Joint tenant liability for rent

If one joint tenant or licensee fails to pay rent, the other will have to pay the whole amount to prevent the landlord taking possession.

This content applies to England & Wales

Rent liability for cohabiting joint tenants

The position of joint tenant cohabitants in relation to liability for rent can be summarised as follows:

  • where the tenancy is in joint names, both cohabitants are liable for the rent both jointly and independently of the other, regardless of who is occupying the property. This means that either or both of the tenants can be held responsible for the whole rent and it is not possible to argue that one tenant is only liable for a particular share. This is known as 'joint and several liability'

  • the joint tenants remain liable for the rent as long as the tenancy continues

  • the court can order a transfer of rent liability from one cohabitant to another under family law

  • rent liability is transferred on the voluntary assignment of a tenancy

In practice, if one joint tenant fails to pay anything towards the rent, then the other will have to pay to prevent the landlord taking possession proceedings.

The joint tenant who had paid would then need to go to court and take out a small claim against the other joint tenant to get back their share of the rent. This may not be possible if the joint tenant has simply left and it is not known where.

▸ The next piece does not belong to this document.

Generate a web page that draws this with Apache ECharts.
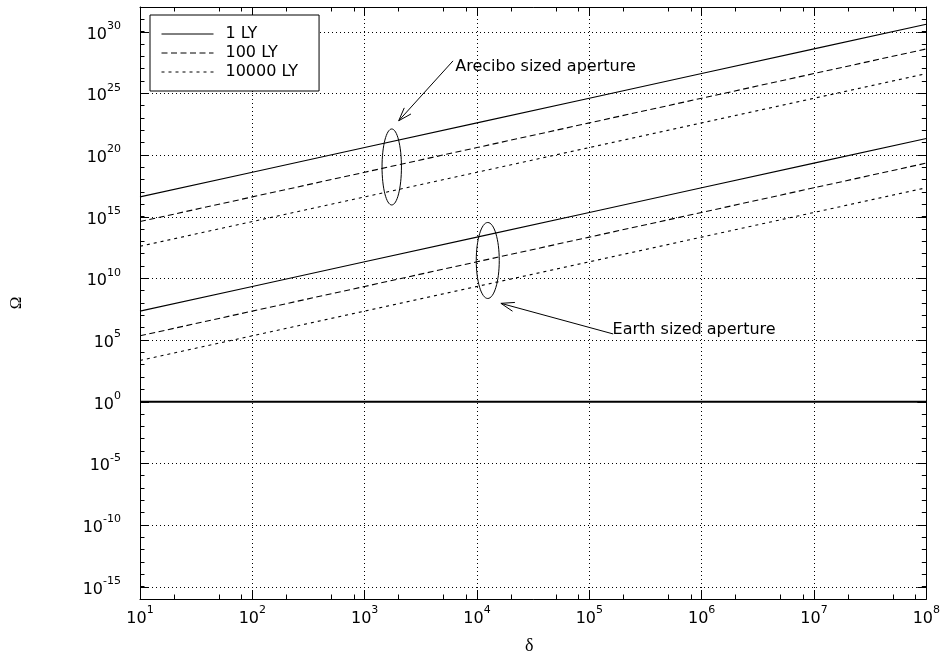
<!DOCTYPE html>
<html><head><meta charset="utf-8">
<script src="https://cdn.jsdelivr.net/npm/echarts@6/dist/echarts.min.js"></script>
<style>html,body{margin:0;padding:0;background:#fff}#c{width:943px;height:660px}</style>
</head><body><div id="c"></div>
<script>
// ---------------- data ----------------
const deltas = [1e1, 1e2, 1e3, 1e4, 1e5, 1e6, 1e7, 1e8];
const arecibo1LY     = [4e16, 4e18, 4e20, 4e22, 4e24, 4e26, 4e28, 4e30];
const arecibo100LY   = [4e14, 4e16, 4e18, 4e20, 4e22, 4e24, 4e26, 4e28];
const arecibo10000LY = [4e12, 4e14, 4e16, 4e18, 4e20, 4e22, 4e24, 4e26];
const earth1LY       = [2.2e7, 2.2e9, 2.2e11, 2.2e13, 2.2e15, 2.2e17, 2.2e19, 2.2e21];
const earth100LY     = [2.2e5, 2.2e7, 2.2e9, 2.2e11, 2.2e13, 2.2e15, 2.2e17, 2.2e19];
const earth10000LY   = [2.2e3, 2.2e5, 2.2e7, 2.2e9, 2.2e11, 2.2e13, 2.2e15, 2.2e17];
const unityLine      = [1, 1, 1, 1, 1, 1, 1, 1];
const legendNames = ['1 LY', '100 LY', '10000 LY'];
const xLabelExponents = [1, 2, 3, 4, 5, 6, 7, 8];
const yLabelExponents = [-15, -10, -5, 0, 5, 10, 15, 20, 25, 30];
const xMinorMultipliers = [2, 5, 8];
const xAxisName = 'δ';
const yAxisName = 'Ω';
const annotations = [
  { text: 'Arecibo sized aperture', textAt: [6410, 1.5e27], tail: [6120, 4.3e27], head: [2010, 6.0e22],
    ellipse: { c: [1742, 1.07e19], rx: 9.7, ry: 38 } },
  { text: 'Earth sized aperture', textAt: [1.61e5, 6.6e5], tail: [1.63e5, 3.1e5], head: [16330, 9.4e7],
    ellipse: { c: [12470, 2.8e11], rx: 11.5, ry: 38 } }
];

// ---------------- chart ----------------
const F = 'DejaVu Sans';
const chart = echarts.init(document.getElementById('c'), null, { renderer: 'canvas' });
const zip = (ys) => deltas.map((x, i) => [x, ys[i]]);
const DASH = [6, 3.5], DOT = [3, 4];

const richLabel = {
  b: { fontSize: 16, fontFamily: F, color: '#000', padding: [6, 0, 0, 0], verticalAlign: 'bottom' },
  s: { fontSize: 11, fontFamily: F, color: '#000', verticalAlign: 'top' }
};
const fmt = (allowed) => (v) => {
  const e = Math.round(Math.log10(v));
  return allowed.includes(e) ? '{b|10}{s|' + e + '}' : '';
};

// tick / grid helper items: [x, y, kind]  kind 0: y major tick + grid, 1: x minor tick
const helperData = [];
yLabelExponents.forEach(e => helperData.push([10, Math.pow(10, e), 0]));
for (let k = 1; k < 8; k++) xMinorMultipliers.forEach(m => helperData.push([m * Math.pow(10, k), 1, 1]));

const lineSeries = (name, ys, type) => ({
  name, type: 'line', data: zip(ys), symbol: 'none', silent: true, z: 3,
  lineStyle: { color: '#000', width: 1.1, type }, itemStyle: { color: '#000' }
});

const xBase = {
  type: 'log', logBase: 10, min: 1e1, max: 1e8, interval: 1,
  axisLine: { show: true, lineStyle: { color: '#000', width: 1 } },
  axisTick: { show: true, inside: true, length: 9, lineStyle: { color: '#000' } },
  minorTick: { show: false }, minorSplitLine: { show: false }
};
const yBase = {
  type: 'log', logBase: 10, min: 1e-16, max: 1e32, interval: 1,
  axisLine: { show: true, lineStyle: { color: '#000', width: 1 } },
  axisTick: { show: true, inside: true, length: 4.5, lineStyle: { color: '#000' } },
  splitLine: { show: false }, minorTick: { show: false }, minorSplitLine: { show: false }
};

chart.setOption({
  animation: false,
  backgroundColor: '#fff',
  grid: { left: 139, right: 16, top: 7, bottom: 59, containLabel: false },
  legend: {
    data: legendNames, orient: 'vertical', left: 150, top: 15,
    itemWidth: 52, itemHeight: 14, itemGap: 3,
    padding: [11, 21, 11, 11],
    itemStyle: { color: 'rgba(0,0,0,0)', borderWidth: 0, opacity: 0 },
    lineStyle: { width: 1 },
    backgroundColor: '#fff', borderColor: '#000', borderWidth: 1, borderRadius: 0,
    textStyle: { fontFamily: F, fontSize: 16, color: '#000', padding: [0, 0, 0, 7] },
    selectedMode: false, z: 10
  },
  xAxis: [
    Object.assign({}, xBase, {
      position: 'bottom', name: xAxisName, nameLocation: 'middle', nameGap: 38,
      nameTextStyle: { fontFamily: 'Liberation Serif', fontSize: 18, color: '#000', padding: [0, 8, 0, 0] },
      axisLabel: { show: true, margin: 6, formatter: fmt(xLabelExponents), rich: richLabel, showMinLabel: true, showMaxLabel: true },
      splitLine: { show: true, lineStyle: { color: '#000', width: 1, type: [1, 3] } }
    }),
    Object.assign({}, xBase, { position: 'top', axisLabel: { show: false }, splitLine: { show: false } })
  ],
  yAxis: [
    Object.assign({}, yBase, {
      position: 'left', name: yAxisName, nameLocation: 'middle', nameGap: 115, nameRotate: 90,
      nameTextStyle: { fontFamily: 'Liberation Serif', fontSize: 17, color: '#000' },
      axisLabel: { show: true, margin: 19, formatter: fmt(yLabelExponents), rich: richLabel, showMinLabel: true, showMaxLabel: true }
    }),
    Object.assign({}, yBase, { position: 'right', axisLabel: { show: false } })
  ],
  series: [
    {
      type: 'custom', silent: true, z: 1, xAxisIndex: 0, yAxisIndex: 0, data: helperData,
      renderItem: (params, api) => {
        const cs = params.coordSys;
        const kind = api.value(2);
        const st = { stroke: '#000', lineWidth: 1 };
        if (kind === 0) {
          const y = Math.round(api.coord([10, api.value(1)])[1]) + 0.5;
          const ch = [
            { type: 'line', shape: { x1: cs.x + cs.width - 9, y1: y, x2: cs.x + cs.width, y2: y }, style: st },
            { type: 'line', shape: { x1: cs.x, y1: y, x2: cs.x + 9, y2: y }, style: st }
          ];
          if (Math.abs(Math.log10(api.value(1))) > 0.5)
            ch.push({ type: 'line', shape: { x1: cs.x, y1: y, x2: cs.x + cs.width, y2: y }, style: { stroke: '#000', lineWidth: 1, lineDash: [1, 3] } });
          return { type: 'group', children: ch };
        }
        const x = Math.round(api.coord([api.value(0), 1])[0]) + 0.5;
        return { type: 'group', children: [
          { type: 'line', shape: { x1: x, y1: cs.y + cs.height, x2: x, y2: cs.y + cs.height - 4.5 }, style: st },
          { type: 'line', shape: { x1: x, y1: cs.y, x2: x, y2: cs.y + 4.5 }, style: st }
        ] };
      }
    },
    lineSeries(legendNames[0], arecibo1LY, 'solid'),
    lineSeries(legendNames[1], arecibo100LY, DASH),
    lineSeries(legendNames[2], arecibo10000LY, DOT),
    lineSeries(legendNames[0], earth1LY, 'solid'),
    lineSeries(legendNames[1], earth100LY, DASH),
    lineSeries(legendNames[2], earth10000LY, DOT),
    { name: 'unity', type: 'line', data: zip(unityLine), symbol: 'none', silent: true, z: 3,
      lineStyle: { color: '#000', width: 2 } }
  ]
});

// ---------------- annotations (placed through the axes) ----------------
const px = (p) => chart.convertToPixel({ xAxisIndex: 0, yAxisIndex: 0 }, p);
const graphics = [];
annotations.forEach(a => {
  const c = px(a.ellipse.c);
  graphics.push({ type: 'ellipse', shape: { cx: c[0], cy: c[1], rx: a.ellipse.rx, ry: a.ellipse.ry },
    style: { fill: 'none', stroke: '#000', lineWidth: 1 }, z: 20 });
  const t = px(a.tail), h = px(a.head);
  graphics.push({ type: 'line', shape: { x1: t[0], y1: t[1], x2: h[0], y2: h[1] },
    style: { stroke: '#000', lineWidth: 1 }, z: 20 });
  const ang = Math.atan2(t[1] - h[1], t[0] - h[0]);
  const L = 14, A = 0.33;
  graphics.push({ type: 'polyline', shape: { points: [
      [h[0] + L * Math.cos(ang + A), h[1] + L * Math.sin(ang + A)], h,
      [h[0] + L * Math.cos(ang - A), h[1] + L * Math.sin(ang - A)] ] },
    style: { stroke: '#000', fill: 'none', lineWidth: 1 }, z: 20 });
  const tp = px(a.textAt);
  graphics.push({ type: 'text', x: tp[0], y: tp[1], z: 21,
    style: { text: a.text, fontFamily: F, fontSize: 16, fill: '#000', align: 'left', verticalAlign: 'middle' } });
});
chart.setOption({ graphic: graphics });
</script>
</body></html>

Rent liability for cohabiting joint licensees

The position of joint licensee cohabitants in relation to liability for rent is very similar to that of tenants:

  • where the licence is in joint names, both partners are liable for the rent both jointly and independently of the other, regardless of who is occupying the property. This means that either or both of the licensees can be held responsible for the whole rent and it is not possible to argue that one licensee is only liable for a particular share. This is known as 'joint and several liability'

  • the joint licensees remain liable for the rent as long as the licence continues

  • the court can order a transfer of rent liability from one partner to another under family law

In practice, if one joint licensee fails to pay anything towards the rent, then the other will have to pay to prevent the landlord taking possession proceedings. The joint licensee who had paid would then need to go to court and take out a small claim against the other joint licensee to get back their share of the rent. This may not be possible if the joint licensee has simply left and their whereabouts is unknown.